Conventional wisdom holds that the Speakership of the House is an impossible job because the Republican caucus is ungovernable. On this narrative, compromise is profane, and conservative purists outflank any constructive proposal leadership makes, thus rendering it toxic to the opposition. The purists are the proverbial bidders in Burke’s “auction of popularity”: “If any [leader] should happen to propose a scheme of liberty, soberly limited, and defined with proper qualifications, he will be immediately outbid by his competitors, who will produce something more splendidly popular.”
Alas: What’s a speaker to do? Scribes—like cats, fascinated with motion and thus tormented by gridlock—wring their hands over policy. The next Speaker’s agenda should be power: reasserting the primary place of the people’s House against a Presidency determined to relegate Congress to secondary status as an advisory branch.
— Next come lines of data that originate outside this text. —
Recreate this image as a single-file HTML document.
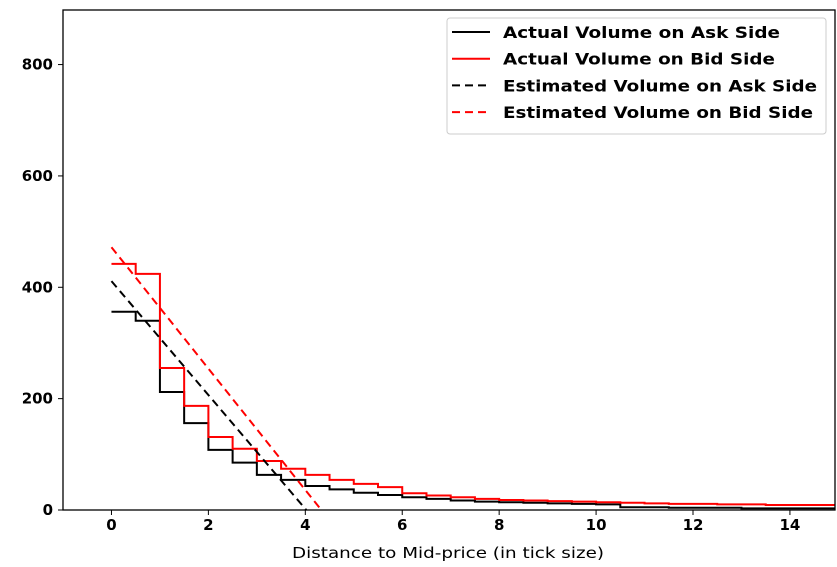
<!DOCTYPE html>
<html><head><meta charset="utf-8"><style>body{margin:0;background:#fff}svg{display:block}</style></head>
<body>
<svg id="chart" width="837" height="567" xmlns="http://www.w3.org/2000/svg" font-family="DejaVu Sans, Liberation Sans, sans-serif"></svg>
<script>
const stepStarts=[0,0.5,1,1.5,2,2.5,3,3.5,4,4.5,5,5.5,6,6.5,7,7.5,8,8.5,9,9.5,10,10.5,11,11.5,12,12.5,13,13.5,14,14.5];
const askVolume=[356,340,212,156,108,85,63,54,43,37,31,27,23,20,17,15,14,13,12,11,10,5,5,4,4,4,3,3,3,3];
const bidVolume=[442,424,255,187,131,110,88,74,63,54,47,41,30,26,23,20,18,17,16,15,14,13,12,11,11,10,10,9,9,9];
const estAsk=[[0,411],[4.02,0]];
const estBid=[[0,472],[4.33,0]];
const xTicks=[0,2,4,6,8,10,12,14];
const yTicks=[0,200,400,600,800];
const L=63,R=835,T=10,B=510,xmin=-1,xmax=14.93,ymin=0,ymax=898;
const X=v=>L+(v-xmin)/(xmax-xmin)*(R-L);
const Y=v=>B-(v-ymin)/(ymax-ymin)*(B-T);
const svg=document.getElementById('chart');
const NS='http://www.w3.org/2000/svg';
function mk(tag,attrs,parent){const e=document.createElementNS(NS,tag);for(const k in attrs)e.setAttribute(k,attrs[k]);(parent||svg).appendChild(e);return e;}
const clip=mk('clipPath',{id:'pc'});mk('rect',{x:L,y:T,width:R-L,height:B-T},clip);
function stepPath(vals){let d='';stepStarts.forEach((s,i)=>{const x0=X(s),x1=X(s+0.5),y=Y(vals[i]);d+=(i?'L':'M')+x0+','+y+'L'+x1+','+y;});return d;}
let p=mk('path',{d:stepPath(askVolume),fill:'none',stroke:'#000','stroke-width':2,'clip-path':'url(#pc)'});

p=mk('path',{d:stepPath(bidVolume),fill:'none',stroke:'#f00','stroke-width':2,'clip-path':'url(#pc)'});

p=mk('line',{x1:X(estAsk[0][0]),y1:Y(estAsk[0][1]),x2:X(estAsk[1][0]),y2:Y(estAsk[1][1]),stroke:'#000','stroke-width':2,'stroke-dasharray':'8,5'});

p=mk('line',{x1:X(estBid[0][0]),y1:Y(estBid[0][1]),x2:X(estBid[1][0]),y2:Y(estBid[1][1]),stroke:'#f00','stroke-width':2,'stroke-dasharray':'8,5'});

p=mk('rect',{x:L,y:T,width:R-L,height:B-T,fill:'none',stroke:'#000','stroke-width':1.3});

xTicks.forEach(t=>{const x=X(t);mk('line',{x1:x,y1:B,x2:x,y2:B+5,stroke:'#000'});
 const tx=mk('text',{x:x,y:B+20,'text-anchor':'middle','font-size':15,'font-weight':'bold'});tx.textContent=t;
 });
yTicks.forEach(t=>{const y=Y(t);mk('line',{x1:L-5,y1:y,x2:L,y2:y,stroke:'#000'});
 const tx=mk('text',{x:L-10,y:y+5,'text-anchor':'end','font-size':15,'font-weight':'bold'});tx.textContent=t;
 });
let xl=mk('text',{x:292,y:558,'font-size':15,textLength:312,lengthAdjust:'spacingAndGlyphs'});xl.textContent='Distance to Mid-price (in tick size)';

const lg=mk('g',{});
mk('rect',{x:447,y:18,width:379,height:116,rx:3,fill:'#fff',stroke:'#ccc'},lg);
const legendLabels=['Actual Volume on Ask Side','Actual Volume on Bid Side','Estimated Volume on Ask Side','Estimated Volume on Bid Side'];
const legendWidths=[277,272,314,310];
const legendColors=['#000','#f00','#000','#f00'];
legendLabels.forEach((lab,i)=>{const y=32+i*26.7;const g=mk('g',{},lg);
 
 mk('line',{x1:452,y1:y,x2:490,y2:y,stroke:legendColors[i],'stroke-width':2,'stroke-dasharray':i>1?'8,5':'none'},g);
 const t=mk('text',{x:503,y:y+6,'font-size':16,'font-weight':'bold',textLength:legendWidths[i],lengthAdjust:'spacingAndGlyphs'},g);t.textContent=lab;});
</script>
</body></html>
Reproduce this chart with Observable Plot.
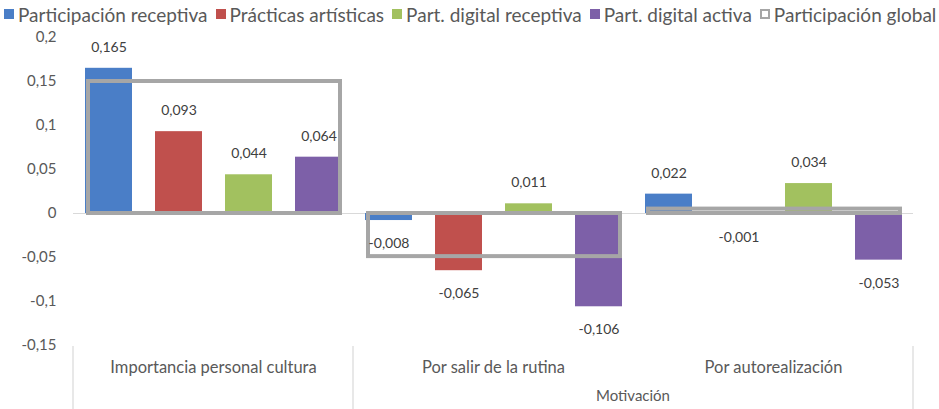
<!DOCTYPE html>
<html>
<head>
<meta charset="utf-8">
<script src="https://cdn.jsdelivr.net/npm/d3@7"></script>
<script src="https://cdn.jsdelivr.net/npm/@observablehq/plot@0.6"></script>
<style>
  html, body { margin: 0; padding: 0; background: #fff; }
  body { width: 939px; height: 409px; overflow: hidden; font-family: Lato, "Open Sans", sans-serif; }
  #legend { height: 28px; display: flex; align-items: center; font-size: 19px; color: #595959; white-space: nowrap; padding-left: 4px; }
  .item { display: flex; align-items: center; margin-right: 8px; }
  .sw { width: 10px; height: 10px; margin-right: 4px; box-sizing: border-box; }
</style>
</head>
<body>
<div id="legend"></div>
<div id="chart"></div>
<script>
// ---- data ----
const categories = ["Importancia personal cultura", "Por salir de la rutina", "Por autorealización"];
const outerGroups = ["", "Motivación", "Motivación"];
const series = ["Participación receptiva", "Prácticas artísticas", "Part. digital receptiva", "Part. digital activa"];
const globalName = "Participación global";
const receptiva = [0.165, -0.008, 0.022];
const artisticas = [0.093, -0.065, -0.001];
const digitalReceptiva = [0.044, 0.011, 0.034];
const digitalActiva = [0.064, -0.106, -0.053];
const globalValues = [0.15, -0.049, 0.005];
const yTicks = [-0.15, -0.1, -0.05, 0, 0.05, 0.1, 0.15, 0.2];
const colors = ["#4a7ec7", "#c0504d", "#a2c15f", "#7d60a8"];
const globalColor = "#a6a6a6";

// ---- tables ----
const seriesValues = [receptiva, artisticas, digitalReceptiva, digitalActiva];
const bars = [];
series.forEach((s, i) => categories.forEach((c, j) => bars.push({category: c, series: s, value: seriesValues[i][j]})));
const globals = categories.map((c, j) => ({category: c, value: globalValues[j]}));
const fmt = v => String(v).replace(".", ",");

// ---- legend ----
const legend = document.getElementById("legend");
series.concat([globalName]).forEach((s, i) => {
  const item = document.createElement("div");
  item.className = "item";
  const sw = document.createElement("div");
  sw.className = "sw";
  if (i < series.length) sw.style.background = colors[i];
  else { sw.style.border = "2.5px solid " + globalColor; sw.style.background = "#fff"; }
  const t = document.createElement("span");
  t.textContent = s;
  item.appendChild(sw); item.appendChild(t);
  legend.appendChild(item);
});

// ---- chart ----
const W = 939, H = 381;
const plot = Plot.plot({
  width: W,
  height: H,
  marginTop: 9,
  marginBottom: 64,
  marginLeft: 72,
  marginRight: 26,
  style: {fontFamily: "Lato, 'Open Sans', sans-serif", fontSize: "15px", color: "#595959", background: "#fff"},
  fx: {domain: categories, padding: 0, axis: "bottom", tickSize: 0, tickPadding: 16, label: null},
  x: {domain: series, paddingInner: 0.3286, paddingOuter: 0.164, axis: null},
  y: {domain: [-0.15, 0.2], ticks: yTicks, tickFormat: fmt, tickSize: 0, tickPadding: 17, label: null},
  color: {domain: series, range: colors},
  marks: [
    Plot.ruleY([0], {stroke: "#d9d9d9", strokeWidth: 1.2}),
    Plot.barY(bars, {fx: "category", x: "series", y: "value", fill: "series"}),
    Plot.barY(globals, {fx: "category", y: "value", fill: "none", stroke: globalColor, strokeWidth: 4, insetLeft: 15, insetRight: 13}),
    Plot.text(bars.filter(d => d.value >= 0), {fx: "category", x: "series", y: "value", text: d => fmt(d.value), dy: -21, fontSize: 14, fill: "#404040"}),
    Plot.text(bars.filter(d => d.value < 0), {fx: "category", x: "series", y: "value", text: d => fmt(d.value), dy: 23, fontSize: 14, fill: "#404040"})
  ]
});
document.getElementById("chart").appendChild(plot);

// enlarge the category (fx) axis labels
d3.select(plot).selectAll("g[aria-label='fx-axis tick label'], g[aria-label='fx-axis']").attr("font-size", 16.5);
d3.select(plot).selectAll("g[aria-label='fx-axis tick label'] text, g[aria-label='fx-axis'] text").attr("font-size", 16.5);

// ---- outer category level: dividers and "Motivación" from the fx scale ----
const fx = plot.scale("fx");
const bw = fx.bandwidth;
const frameBottom = H - 64;
const svg = d3.select(plot);
const groups = d3.groups(categories.map((c, j) => ({c, g: outerGroups[j]})), d => d.g);
const edges = new Set();
groups.forEach(([g, members]) => {
  const xs = members.map(m => fx.apply(m.c));
  const left = d3.min(xs), right = d3.max(xs) + bw;
  edges.add(left); edges.add(right);
  if (g) {
    svg.append("text").attr("x", (left + right) / 2).attr("y", H - 8)
      .attr("text-anchor", "middle").attr("fill", "#595959").attr("font-size", 15).text(g);
  }
});
[...edges].forEach(x => {
  svg.append("line").attr("x1", x).attr("x2", x).attr("y1", frameBottom + 1).attr("y2", H)
    .attr("stroke", "#d9d9d9").attr("stroke-width", 1.2);
});
</script>
</body>
</html>
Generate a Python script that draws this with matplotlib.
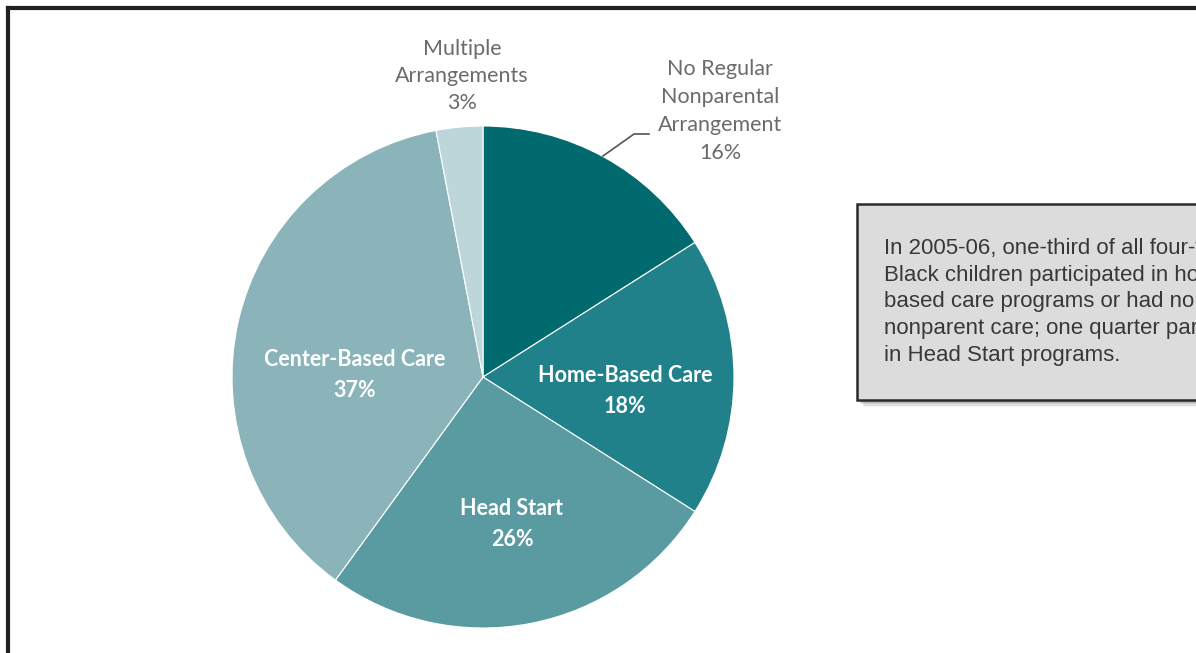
import matplotlib
matplotlib.use("Agg")
import matplotlib.pyplot as plt
from matplotlib.patches import Rectangle

# data (clockwise from 12 o'clock)
labels = ["No Regular\nNonparental\nArrangement", "Home-Based Care", "Head Start",
          "Center-Based Care", "Multiple\nArrangements"]
shares = [16, 18, 26, 37, 3]
colors = ["#006a6e", "#21818a", "#5a9ba2", "#8ab4b9", "#bdd6da"]
inside = [False, True, True, True, False]

note = ("In 2005-06, one-third of all four-year-old\n"
        "Black children participated in home-\n"
        "based care programs or had no regular\n"
        "nonparent care; one quarter participated\n"
        "in Head Start programs.")

W, H = 1196, 653
fig = plt.figure(figsize=(W / 100, H / 100), dpi=100)
ax = fig.add_axes([0, 0, 1, 1])

cx, cy, r = 483, H - 377, 251
wedges, _ = ax.pie(shares, colors=colors, startangle=90, counterclock=False,
                   center=(cx, cy), radius=r, frame=True,
                   wedgeprops=dict(linewidth=0.8, edgecolor="white"))
ax.set_xlim(0, W)
ax.set_ylim(0, H)
ax.set_aspect("equal")
ax.axis("off")

# inside labels
in_pos = {1: (625, 391), 2: (512, 524), 3: (355, 375)}
for i, (lab, val) in enumerate(zip(labels, shares)):
    if inside[i]:
        x, y = in_pos[i]
        ax.text(x, H - y, f"{lab}\n{val}%", ha="center", va="center", color="white",
                fontsize=15.5, fontweight="bold", family="Lato", linespacing=1.6)

# outside labels
ax.text(462, H - 76, f"{labels[4]}\n{shares[4]}%", ha="center", va="center",
        color="#6b6b6b", fontsize=15.5, family="Lato", linespacing=1.45)
ax.text(720, H - 111, f"{labels[0]}\n{shares[0]}%", ha="center", va="center",
        color="#6b6b6b", fontsize=15.5, family="Lato", linespacing=1.5)
ax.plot([603, 634, 649], [H - 156, H - 134, H - 134], color="#555555", lw=1.2)

# frame
ax.plot([7.5, 7.5], [-5, H - 8], color="#222222", lw=3, solid_capstyle="projecting")
ax.plot([7.5, W + 5], [H - 8, H - 8], color="#222222", lw=3, solid_capstyle="projecting")

# callout box with shadow
for k, a in enumerate([0.08, 0.10, 0.14, 0.20]):
    off = 7 - k * 1.5
    ax.add_patch(Rectangle((857 + off, H - 400 - off), 400, 196, facecolor="#555555",
                           alpha=a, edgecolor="none", zorder=3))
ax.add_patch(Rectangle((857, H - 400), 400, 196, facecolor="#dcdcdd",
                       edgecolor="#2a2a2a", lw=1.8, zorder=4))
ax.text(884, H - 302, note, ha="left", va="center", color="#383838", fontsize=16,
        family="Liberation Sans", linespacing=1.36, zorder=5)

fig.savefig("out.png", dpi=100)
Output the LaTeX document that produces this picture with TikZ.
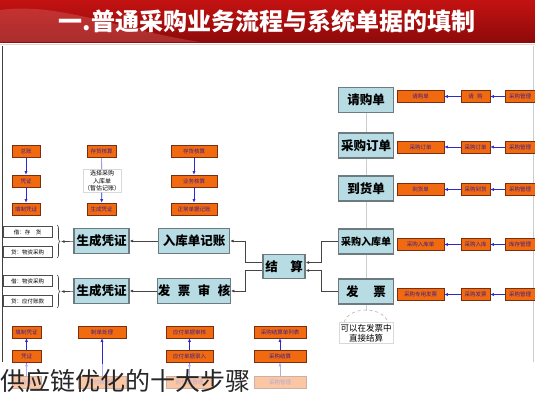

A power agenda, as opposed to a policy one, can unite. The institutional interests of the House might even, on Madisonian grounds, attract some—not much, but some—bipartisan support.
This entails a full embrace of the bodycheck constitutionalism that John Boehner, ever searching for the Big Deal of which legacies are made, eschewed. It means that when the President refuses to enforce a law of Congress, Congress should, rather than hiding behind judicial robes like a child clinging to a mother’s skirt, refuse to fund the agency in question, or enact any administrative priority pertaining to it, until he or she does. (Senate partnership, such as declining to confirm any nominee to such an agency, would help.)
This, of course, requires the will and capacity to make a case to the public in constitutional terms. Refusing to fund an agency over, say, non-enforcement of immigration laws is naturally conducive to a claim of shutting down the government, or a department of it, in order to insist on deportations.
But this results in a donnybrook crystallized in this way precisely because such conflict is so rare. A background condition in which Presidents know Congress will bite when aroused may restrain them in the first place. It may never be necessary to meet at noon on the streets of Hadleyville if all parties know gunfire is possible.
More broadly, the issue, of course, is not deportations, or torture, or wiretapping, or any number of other issues on which executives have contravened Congress. Those who support a President’s policy can always oppose his or her assertion of power. The issue, and the case can be made, is whether we want an executive-as-archon who draws limitless and undifferentiated power from an assertion of democratic legitimacy.
Whether the public is receptive to such a case, persuasively made, is open to question, to be sure, but so is whether the public is capable of sustained constitutional government. An enduring preference for action over institutional architecture—a concern with getting things done over how they get done—would raise serious concerns about the answer.
Madison’s answer, to which the next Speaker should recur, is that actors inside that architecture will maintain it because they seek office to exercise power. Thus their personal ambition—power—is connected to their institutional interest: authority.
Political parties and legislative careerism have done much to undo that assumption, but the next Speaker might reignite it. That involves making a constitutional case not merely to the public but to political actors. It involves reminding them that if they want to pursue other goods, they need power first, and if they want power, they must defend the institution from which they draw it.
Such a case can draw them together, providing a basis for setting aside policy disputes in favor of constitutional unity. Madison plainly assumes it will. The logic of Federalist 51 does not otherwise operate.
To be sure, a great deal stands in the way of the next Speaker pursuing such an agenda. The House is a sprawling collective action problem in which each member’s share of the power exercised is probably too diffuse to justify his or her sacrifice of personal goals to institutional goods.
But an agenda focused on restoring the influence of the House is a necessary predicate to many of those goals, so members might be persuaded, especially by the excellent suggestions Christopher DeMuth made in August’s Liberty Law Forum: reclaiming Congress’ taxing and regulatory power, restoring annual appropriations and censuring unconstitutional executive actions.
To the extent members are pursuing goals unrelated to power used to influence policy—prestige, venality and the like—those ulterior aims should be short-circuited. Term limitation would help do that trick. To be sure, the institutional costs of term limits—including depriving the Speaker of one of the most treasured motives for keeping members in line, the seniority system—would not be negligible.
But the essential debility afflicting Congress is a deranged motive for occupying office. Without restoring that motive to the exercise of power—and why else disrupt one’s career for a maximum 12-year stint in the House that will not be long enough to pay the dividends to which today’s former incumbents are accustomed—other reforms cannot succeed.
The essential problem of John Boehner’s speakership was his inability to corral his own troops toward a vision they shared. The elegies to his leadership, sung mostly by commentators who pined for his failure, operate within a framework that assume a successful Speaker will be one who strikes deals with the White House. Conflict aversion is the regnant constitutional ethic. But conflict is healthy. Conflict separates and checks power in addition to clarifying policy.
The question is conflict over what. Conflict merely over policy, while valuable, may in isolation be a losing proposition for a Speaker trapped between his own caucus on one flank and the White House on the other. Conflict over power itself might well unite one against the other—and restore the regime to the balance its architects intended.